Подрыв статуса права в духовной жизни девятнадцатого века имел еще один аспект. Юридическое мировоззрение было частью веры века восемнадцатого в “царство разума”, но в девятнадцатом веке стало понятно, что, по словам Энгельса, “это царство разума было не чем иным, как идеализированным царством буржуазии” [87] . В отсталой стране, которая не испытала преимуществ обеспеченной законом свободы, преждевременное понимание этого обстоятельства могло легко привести к общему разочарованию в праве, к умалению и очернению его. Как мы далее увидим, именно это и произошло в России.
87
См.: Энгельс Ф. Развитие социализма от утопии к науке // Маркс К., Энгельс Ф. Избр. произв. М., 1979. Т. 3. С. 128.
3. Критика права правыми
Наиболее интересным примером консервативно-романтической реакции на юридическое мировоззрение в России была деятельность группы мыслителей, известных под именем “славянофилы”, – имя это обозначало их оппозицию западным влияниям. Главными идеологами этой группы были Иван Киреевский (1806–1856), Алексей Хомяков (1804–1860), Юрий Самарин (1819–1876) и Константин Аксаков (1817–1860); наиболее значительными из них были первый и последний.

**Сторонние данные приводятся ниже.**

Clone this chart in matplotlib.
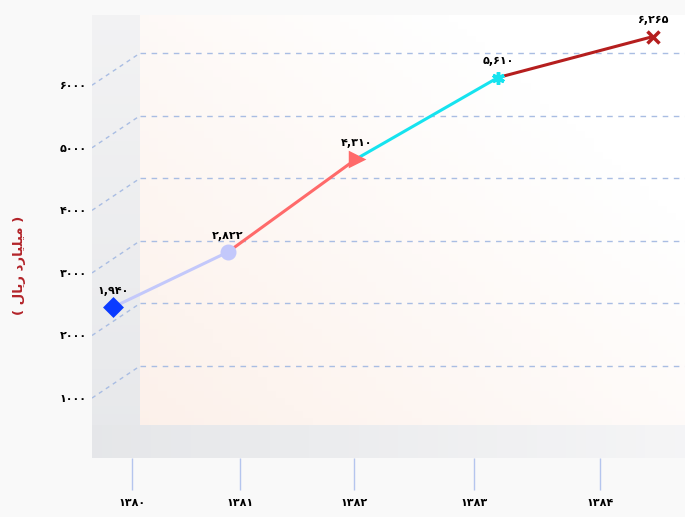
import numpy as np
import matplotlib.pyplot as plt

# ارقام سالانه (میلیارد ریال)
years = [1380, 1381, 1382, 1383, 1384]
values = [1940, 2822, 4310, 5610, 6265]
yticks = [1000, 2000, 3000, 4000, 5000, 6000]

markers = ['D', 'o', '>', (6, 2, 0), 'x']
marker_colors = ['#0b3bff', '#c3c8fb', '#ff6a6a', '#16e3ef', '#b51e1e']

FA = str.maketrans('0123456789', '۰۱۲۳۴۵۶۷۸۹')

def fa(s):
    return str(s).translate(FA)

def persp(a, b):
    # pixel offset grows a bit faster towards the back of the 3d view
    def fwd(x):
        x = np.asarray(x, dtype=float)
        return a * x + b * x * x
    def inv(p):
        p = np.asarray(p, dtype=float)
        return (-a + np.sqrt(np.maximum(a * a + 4 * b * p, 0))) / (2 * b)
    return fwd, inv

plt.rcParams['font.family'] = ['DejaVu Sans']
fig = plt.figure(figsize=(6.85, 5.17), dpi=100, facecolor='#f9f9f9')

W, H = 685.0, 517.0
rect = [92 / W, 1 - 458 / H, 593 / W, 443 / H]
ylim = (-470, 6610)
shift = 512  # front labels sit lower than the back wall grid

ax = fig.add_axes(rect)
ax.set_facecolor('none')
for s in ax.spines.values():
    s.set_visible(False)

xw = 48 / 593.0   # side wall width
fh = 33 / 443.0   # floor height

# walls
side = np.linspace(0, 1, 60)[:, None, None]
side = (1 - side) * np.array([0.905, 0.91, 0.92]) + side * np.array([0.95, 0.95, 0.955])
ax.imshow(side, extent=(0, xw, 0, 1), transform=ax.transAxes,
          origin='lower', aspect='auto', zorder=0)
gx, gy = np.meshgrid(np.linspace(0, 1, 60), np.linspace(0, 1, 60))
t = np.clip((1 - gx) * 0.7 + (1 - gy) * 0.6 - 0.3, 0, 1)[..., None]
wall = (1 - t) * np.array([1.0, 1.0, 1.0]) + t * np.array([0.99, 0.945, 0.92])
ax.imshow(wall, extent=(xw, 1, fh, 1), transform=ax.transAxes,
          origin='lower', aspect='auto', zorder=0)
floor = np.linspace(0, 1, 60)[None, :, None]
floor = (1 - floor) * np.array([0.9, 0.905, 0.915]) + floor * np.array([0.96, 0.96, 0.965])
ax.imshow(floor, extent=(0, 1, 0, fh), transform=ax.transAxes,
          origin='lower', aspect='auto', zorder=0)

# grid on the back wall and its slant across the side wall
ax.hlines(yticks, xw, 1, transform=ax.get_yaxis_transform(),
          colors='#a9bde3', linestyles=(0, (4, 4)), lw=1, zorder=1)
for v in yticks:
    ax.plot([0, xw], [v - shift, v], transform=ax.get_yaxis_transform(),
            color='#a9bde3', ls=(0, (3, 3)), lw=1, zorder=1)

fwd, inv = persp(108.3, 6.67)
ax.set_xscale('function', functions=(fwd, inv))
ax.set_xlim(float(inv(92 - 113)), float(inv(685 - 113)))
ax.set_ylim(*ylim)
ax.set_xticks([])
ax.set_yticks([])

x = np.arange(len(values))
for i in range(len(values) - 1):
    ax.plot(x[i:i + 2], values[i:i + 2], color=marker_colors[i + 1],
            lw=2.2, zorder=3, solid_capstyle='butt')
for i, v in enumerate(values):
    ms = 9 if markers[i] != 'D' else 8
    ax.plot(x[i], v, marker=markers[i], color=marker_colors[i], ms=ms,
            mew=2.5, ls='none', zorder=4, clip_on=False)
    ax.annotate(fa(f'{v:,}'), (x[i], v), xytext=(0, 8), textcoords='offset points',
                ha='center', va='bottom', fontsize=8, fontweight='bold', zorder=5)

# axis labels on the front edge
front = fig.add_axes(rect)
front.set_facecolor('none')
for s in front.spines.values():
    s.set_visible(False)
hf, hinv = persp(105, 3)
front.set_xscale('function', functions=(hf, hinv))
front.set_xlim(float(hinv(92 - 132)), float(hinv(685 - 132)))
front.set_ylim(ylim[0] + shift, ylim[1] + shift)
front.set_xticks(range(len(years)))
front.set_xticklabels([fa(y) for y in years], fontsize=8, fontweight='bold')
front.set_yticks(yticks)
front.set_yticklabels([fa(v) for v in yticks], fontsize=8, fontweight='bold')
front.tick_params(axis='x', length=23, width=1, color='#b5c5ee', pad=6)
front.tick_params(axis='y', length=0, pad=4)

title = '( ' + '\ufedd\ufe8e\ufef3\ufead' + ' ' + '\ufea9\ufead\ufe8e\ufef4\ufee0\ufef4\ufee3' + ' )'
fig.text(20 / W, 1 - 265 / H, title, rotation=90, ha='center', va='center',
         color='#b3242a', fontsize=9.5, fontweight='bold')

fig.savefig('out.png', dpi=100, facecolor=fig.get_facecolor())
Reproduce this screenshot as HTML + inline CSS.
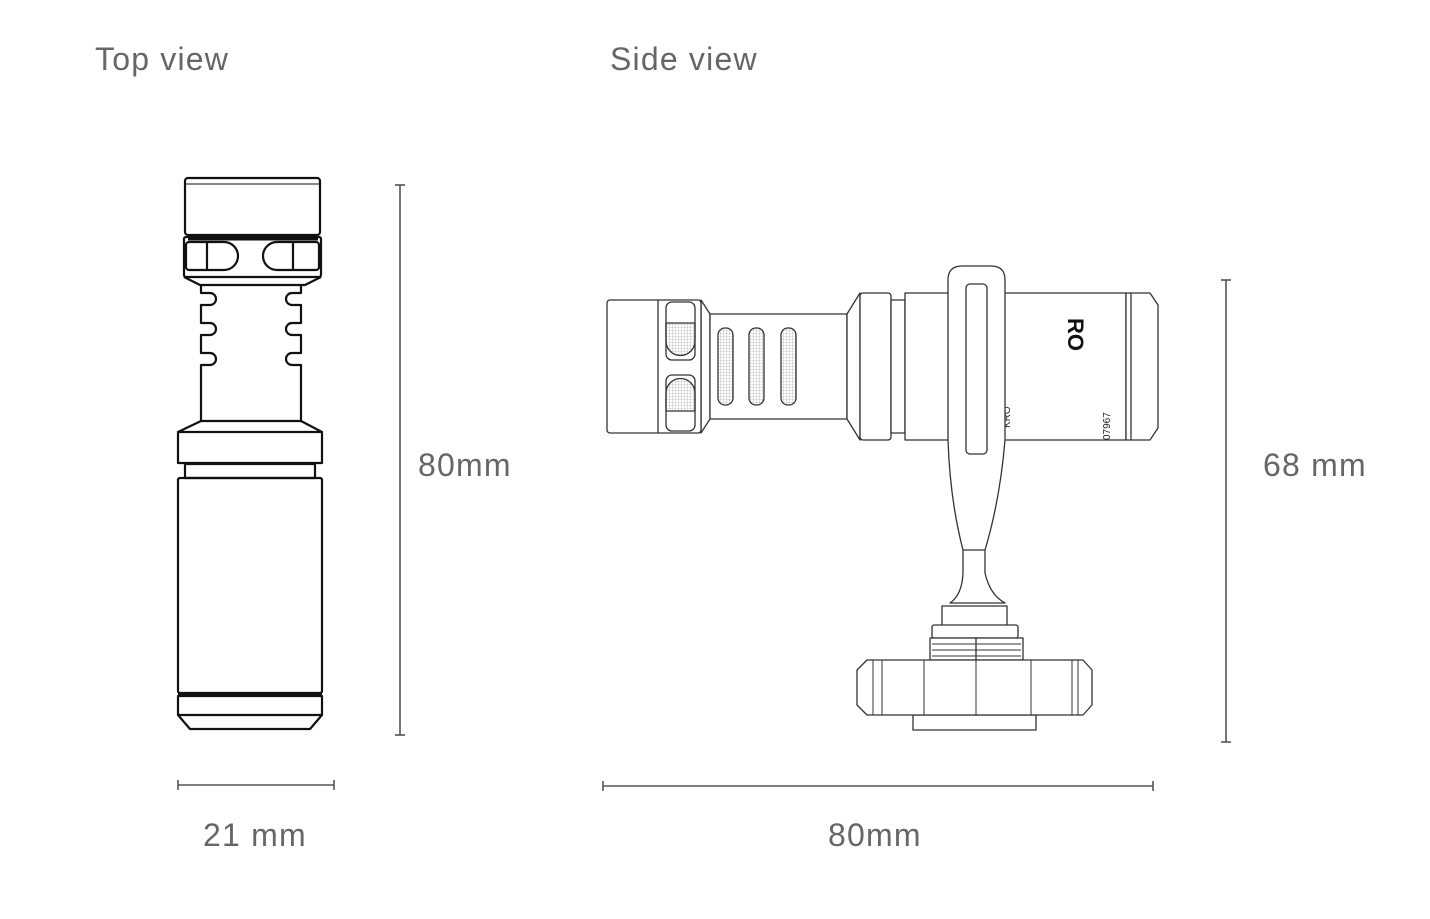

Протест славянофилов против вестернизации был в действительности протестом против рационализации общественной жизни, так прекрасно описанной Максом Вебером [88] . Их романтическая критика рационализма во имя непосредственного, живого и целостного знания была на самом деле защитой непосредственных нерефлексивных, эмоциональных, освященных временем социальных связей, которым угрожала прогрессирующая рационализация человеческого поведения. Поэтому, перефразируя слова Маннгейма о немецкой консервативной мысли, можно сказать, что славянофильство было идеологической защитой Gemeinschaft против Gesellschaft [89] . Славянофилы считали допетровскую Россию сообществом типа Gemeinschaft, основанным на органических и целостных, а не чисто механических и рациональных социальных связях, принимающим человека во всей полноте его; это общество было предано ориентированным на Запад высшим сословием, но, к счастью, оно сохранилось в Русской церкви и крестьянской общине. Несмотря на то что славянофилы происходили из древнего наследственного дворянства, они не стремились защитить свой собственный класс; они, скорее, попытались возвысить традиционные ценности и придать им универсальный смысл, создать идеологическую платформу, которая объединила бы все классы и социальные слои, представляющие истинную древнюю Русь в противоположность России европеизированной. Отсюда их острая критика ориентированной на Запад русской элиты, включая дворян-землевладельцев, и идеализация крестьянства, не охваченного западными влияниями.
88
См.: Walicki. The Slavophile Controversy. P. 174–177, 265–266.
89
Ср.: Mannheim. Conservative Thought. P. 89.